Coffee Is For Closers
February 20, 2007 7:11 AM   Subscribe

I'm currently doing some consulting in the business development area and could use some tips on closing deals.

My pitch is good and my potential clients continue to tell me they are interested but I'm struggling to get clients who seem content to sit on the fence forever to actually commit and sign on the dotted line.

I know that closing deals is a skill set and I'd like to learn how to get better at it. I've given deadlines to a few and that has helped move things along but would like to know if any seasoned deal makers out there have some advice on what works and what doesn't. How do you walk that fine line between pressuring (and ultimately turning off) a client and not letting it drag on too long?
posted by gfrobe to Work & Money (5 answers total) 8 users marked this as a favorite
 
There is an old saying that says, after you ask the closing question, the first one that talks, loses. If you've been doing a lot of talking, explaining your services, responding to questions/objections, etc., it can seem thunderously silent to have asked a closing question, and then wait for the response. But you really have to be able to do so.

Anything you say after "So, when can start our project together?" let's the other party off the hook. Period.

If the other party declines to give you the go ahead, 95% of the time they'll do so with their major objection/undecided, so you get valuable information, and can manuever (you never accept the first "No." right? Close, handle objection, re-verify, re-close, right?) If they need a little time to think, give it to them. I've sat, stone silent, across a desk, looking expectantly, for 7 minutes one time, waiting on a response.

It was "Yes, let's get started." Finally.


Whatever you do, don't try to answer your own closing question, because you can't.
posted by paulsc at 7:25 AM on February 20, 2007 [2 favorites]


Sandler Sales Training has helped me tremendously. Check out the book, you cant teach a kid to ride a bike at a seminar, by david h. sandler. There are a lot of good techniques. My closing rate is near 93% because of this sales process.
posted by iphog at 7:34 AM on February 20, 2007 [1 favorite]


I was never a top salesman, but I went from being useless to being able to close some big deals. I found the single most useful sales tool to be the Scotsman qualifying checklist:
Solution: Do we have the right solution for the customer?
Competition: Do we know who the competition is, and can we beat them?
Originality: Do we have a unique solution?
Timetable: What is the timetable for a purchase decision?
Size: How large is the opportunity?
Money: Does the client have the money and budget approval?
Authority: Who has the decision and purchase authority?
Need: What is the specific need, or business problem?

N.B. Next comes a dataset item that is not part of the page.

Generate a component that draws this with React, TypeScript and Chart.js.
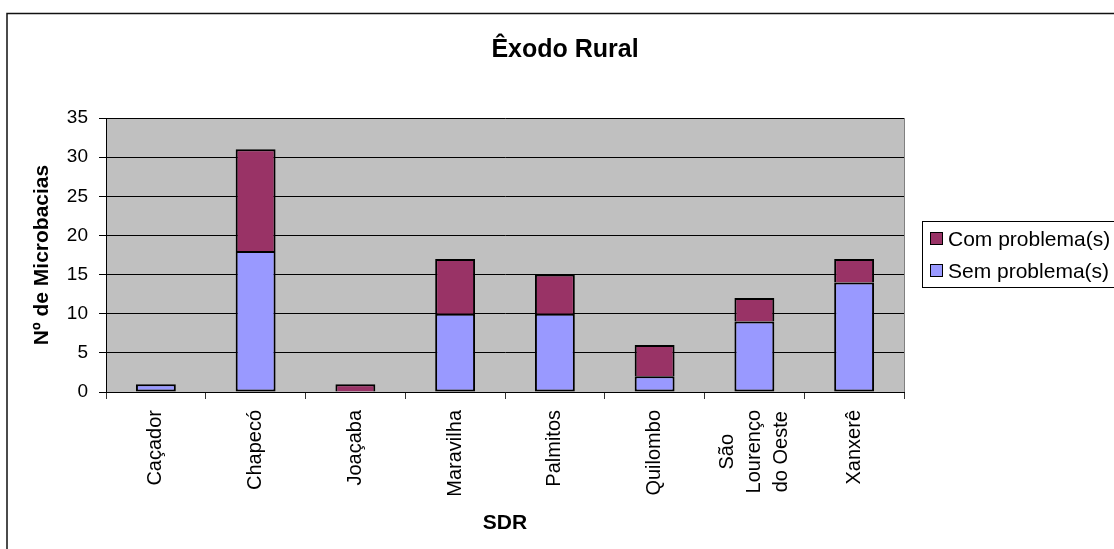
import React, { useEffect, useRef } from "react";
import { Chart, registerables } from "chart.js";

Chart.register(...registerables);

// ---- data ----
const categories: string[][] = [
  ["Caçador"],
  ["Chapecó"],
  ["Joaçaba"],
  ["Maravilha"],
  ["Palmitos"],
  ["Quilombo"],
  ["São", "Lourenço", "do Oeste"],
  ["Xanxerê"],
];
const semProblema: number[] = [1, 18, 0, 10, 10, 2, 9, 14];
const comProblema: number[] = [0, 13, 1, 7, 5, 4, 3, 3];
const seriesNames: string[] = ["Com problema(s)", "Sem problema(s)"];
const yMin = 0;
const yMax = 35;
const yStep = 5;
const chartTitle = "Êxodo Rural";
const xTitle = "SDR";
const yTitle = "Nº de Microbacias";

// ---- styles ----
const FONT = "'Liberation Sans', Arial, Helvetica, sans-serif";
const COLOR_SEM = "#9999FF";
const COLOR_COM = "#993366";
const PLOT_BG = "#C0C0C0";
const W = 1114;
const H = 549;

const decorPlugin = {
  id: "decor",
  beforeDraw(chart: any) {
    const { ctx, chartArea: a } = chart;
    ctx.save();
    ctx.fillStyle = "#ffffff";
    ctx.fillRect(0, 0, chart.width, chart.height);
    ctx.fillStyle = PLOT_BG;
    ctx.fillRect(a.left, a.top, a.right - a.left, a.bottom - a.top);
    // outer chart frame (left and top visible)
    ctx.strokeStyle = "#111";
    ctx.lineWidth = 1.5;
    ctx.beginPath();
    ctx.moveTo(7, chart.height + 2);
    ctx.lineTo(7, 13.5);
    ctx.lineTo(chart.width + 2, 13.5);
    ctx.stroke();
    ctx.restore();
  },
  afterDraw(chart: any) {
    const { ctx, chartArea: a } = chart;
    ctx.save();
    // plot right border
    ctx.strokeStyle = "#808080";
    ctx.lineWidth = 1;
    ctx.beginPath();
    ctx.moveTo(Math.round(a.right) + 0.5, a.top);
    ctx.lineTo(Math.round(a.right) + 0.5, a.bottom);
    ctx.stroke();

    // title
    ctx.fillStyle = "#000";
    ctx.font = `bold 25px ${FONT}`;
    ctx.textAlign = "center";
    ctx.textBaseline = "alphabetic";
    ctx.fillText(chartTitle, 565, 57);

    // x category labels (rotated, multi-line centered)
    const xs = chart.scales.x;
    ctx.font = `20px ${FONT}`;
    ctx.textAlign = "center";
    ctx.textBaseline = "middle";
    const lineH = 27;
    const labelTop = a.bottom + 18;
    categories.forEach((lines, i) => {
      const px = xs.getPixelForValue(i);
      const maxW = Math.max(...lines.map((l) => ctx.measureText(l).width));
      const cy = labelTop + maxW / 2;
      lines.forEach((l, j) => {
        const lx = px + (j - (lines.length - 1) / 2) * lineH;
        ctx.save();
        ctx.translate(lx, cy);
        ctx.rotate(-Math.PI / 2);
        ctx.fillText(l, 0, 0);
        ctx.restore();
      });
    });

    // legend
    const lx = 922.5;
    const ly = 221.5;
    ctx.fillStyle = "#fff";
    ctx.fillRect(lx, ly, 220, 66);
    ctx.strokeStyle = "#000";
    ctx.lineWidth = 1;
    ctx.strokeRect(lx, ly, 220, 66);
    const items = [
      { name: seriesNames[0], color: COLOR_COM, y: 239 },
      { name: seriesNames[1], color: COLOR_SEM, y: 271 },
    ];
    ctx.font = `21px ${FONT}`;
    ctx.textAlign = "left";
    ctx.textBaseline = "middle";
    items.forEach((it) => {
      ctx.fillStyle = it.color;
      ctx.fillRect(930.5, it.y - 6.5, 12, 12);
      ctx.strokeStyle = "#000";
      ctx.strokeRect(930.5, it.y - 6.5, 12, 12);
      ctx.fillStyle = "#000";
      ctx.fillText(it.name, 948, it.y + 1);
    });
    ctx.restore();
  },
};

export default function App() {
  const canvasRef = useRef<HTMLCanvasElement | null>(null);

  useEffect(() => {
    const canvas = canvasRef.current;
    if (!canvas) return;
    const chart = new Chart(canvas, {
      type: "bar",
      data: {
        labels: categories.map((c) => c.join(" ")),
        datasets: [
          {
            label: seriesNames[1],
            data: semProblema.map((v) => (v === 0 ? null : v)),
            backgroundColor: COLOR_SEM,
            borderColor: "#000",
            borderWidth: 2,
            borderSkipped: false,
            categoryPercentage: 1,
            barPercentage: 0.4,
          },
          {
            label: seriesNames[0],
            data: comProblema.map((v) => (v === 0 ? null : v)),
            backgroundColor: COLOR_COM,
            borderColor: "#000",
            borderWidth: 2,
            borderSkipped: "start",
            categoryPercentage: 1,
            barPercentage: 0.4,
          },
        ],
      },
      options: {
        animation: false,
        responsive: false,
        devicePixelRatio: 1,
        layout: { padding: { left: 0, top: 118, right: 210, bottom: 0 } },
        plugins: {
          legend: { display: false },
          title: { display: false },
          tooltip: { enabled: false },
        },
        scales: {
          x: {
            stacked: true,
            offset: true,
            grid: {
              display: true,
              drawOnChartArea: false,
              drawTicks: true,
              tickLength: 7,
              color: "#333",
              offset: true,
            },
            border: { display: true, color: "#000", width: 1 },
            ticks: { display: false },
            title: {
              display: true,
              text: xTitle,
              color: "#000",
              font: { family: FONT, size: 21, weight: "bold" },
              padding: { top: 0, bottom: 13 },
            },
            afterFit: (s: any) => {
              s.height = 157;
            },
          } as any,
          y: {
            stacked: true,
            min: yMin,
            max: yMax,
            ticks: {
              stepSize: yStep,
              color: "#000",
              font: { family: FONT, size: 19 },
              padding: 11,
            },
            grid: { color: "#000", tickLength: 7, drawTicks: true },
            border: { display: true, color: "#000", width: 1 },
            title: {
              display: true,
              text: yTitle,
              color: "#000",
              font: { family: FONT, size: 21, weight: "bold" },
              padding: { top: 30, bottom: 0 },
            },
            afterFit: (s: any) => {
              s.width = 106;
            },
          } as any,
        },
      },
      plugins: [decorPlugin],
    });
    return () => chart.destroy();
  }, []);

  return (
    <div style={{ position: "fixed", left: 0, top: 0, width: W, height: H, background: "#fff" }}>
      <canvas ref={canvasRef} width={W} height={H} style={{ display: "block", width: W, height: H }} />
    </div>
  );
}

I worked from my own checklist with each of these areas fleshed out with a few more detailed questions. The whole thing fit on one page of paper that I could look at during a meeting with the customer to make sure I hadn't forgot anything.

What I discovered was that I inevitably failed to close if I didn't have every one of these areas checked off based on the customer's own words. If I was guessing but hadn't explicitly asked the customer, the close would stretch out and I'd never understand why. Once I had everything qualified, asking for the close was a lot simpler.
posted by fuzz at 8:55 AM on February 20, 2007 [2 favorites]


I'm the head of sales for a marketing firm and you're asking a great question - and one that many sales people sometimes struggle with (myself included). For what its worth, I think about it this way - no one can sell anything to someone who doesn't want it. Great sales people are problem solvers. Through good prospecting you identify a company/person who has a problem that your company has a solution to. Then you do what any good salesperson does - you have a honest and real conversation with someone. If you can help them, you do, and if you can't you move on.

It sounds like you're doing all of that. As for closing, definitely ask the closing question and wait for an honest answer. I would also suggest making leading statements once someone says they want to move foward... like "great, I'll work up the contract today and have it for you to review by tomorrow morning." After that, the art comes in. You have to balance persistence and your relationship with your contact with the need to close. But I'm a huge believer in that you can't force it to happen. If they're hesitating then either they don't understand the full offering or the offering isn't a good a fit for them as you might thing.

Remember, all sales people provide solutions at a reasonable cost. As long as you stay focused on that, are friendly and use your basic sales skills (which is sounds like you have) then you'll be fine. Just focus on the fundamentals.
posted by tundro at 9:48 AM on February 20, 2007


Response by poster: All great suggestions. Thanks.